Commerce Drops Xanthan Gum Exporter's 154.07% AD Rate to 0% on Remand
The Commerce Department on remand at the Court of International Trade reduced the antidumping duty rate for respondent Meihua Group International Trading (Hong Kong) from 154.07% to zero percent in the 2019-20 review of the AD order on xanthan gum from China. The agency reviewed its use of adverse facts available against the company due to the exporter's explanation that its U.S. duties and Section 301 duties are "subject to a possible recalculation" (Meihua Group International Trading (Hong Kong) v. United States, CIT Consol. # 22-00069).
In the review, Commerce asked Meihua for information on the duties it paid on its entries, though it later became clear that this information could change given the exporter's claims for Section 301 exclusions. Commerce said Meihua's initial submissions on its U.S. duties and sales database was incomplete, resorting to AFA.
CIT rejected this position in the case's first opinion (see 2304200010). After the agency stuck by its use of AFA, the court again rejected Commerce's claims, finding that the agency's initial questionnaire only asked for information about Meihua's duties paid, which the company provided. The agency didn't initially ask if those duty amounts would change, the court noted (see 2402220063).
On remand again, Commerce decided to drop the use of AFA due to the respondent's explanation that its duties are subject to recalculation. The agency said since "time constraints" bar it from coming up with an AD rate based on an "alternate source of information," it used the "final usable U.S. sales database reported by Meihua."

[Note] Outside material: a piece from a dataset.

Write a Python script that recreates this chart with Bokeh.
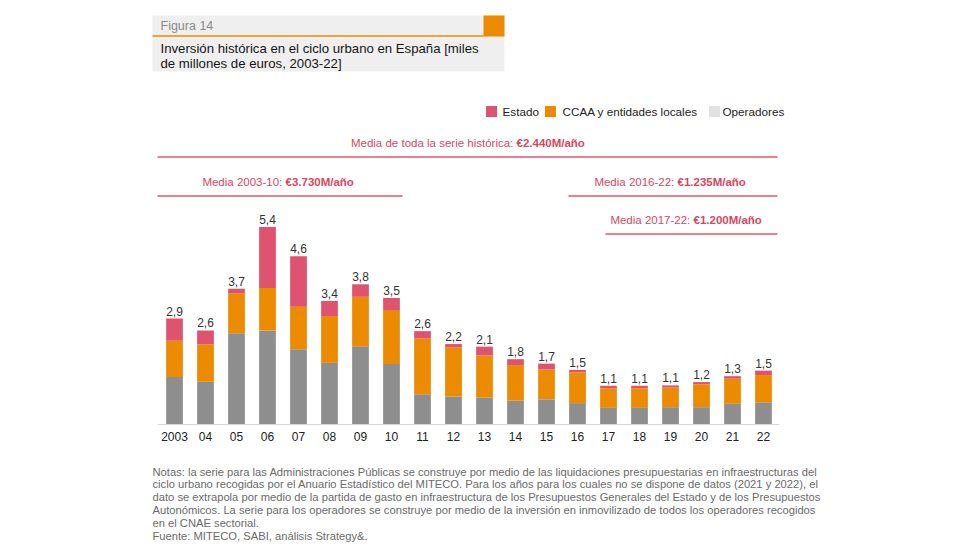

In its second opinion, CIT also sent back Commerce's failure to rescind the review for exporter Deosen Biochemical and to conduct a new collapsing analysis of the company and Deoseng Bioechemical (Ordos). On remand, Commerce conducted a new collapsing analysis and considered Deosen Biochemical's certification that it made no shipments during the review period.
Due to this new information, Commerce said it found that the company "has provided sufficient evidence that Deosen Biochemical was not capable of producing xanthan gum or similar like product during the POR without substantial retooling." As a result, the agency said Deosen Biochemical shouldn't be collapsed with Deosen Ordos and that the review should be rescinded for Deosen Biochemical.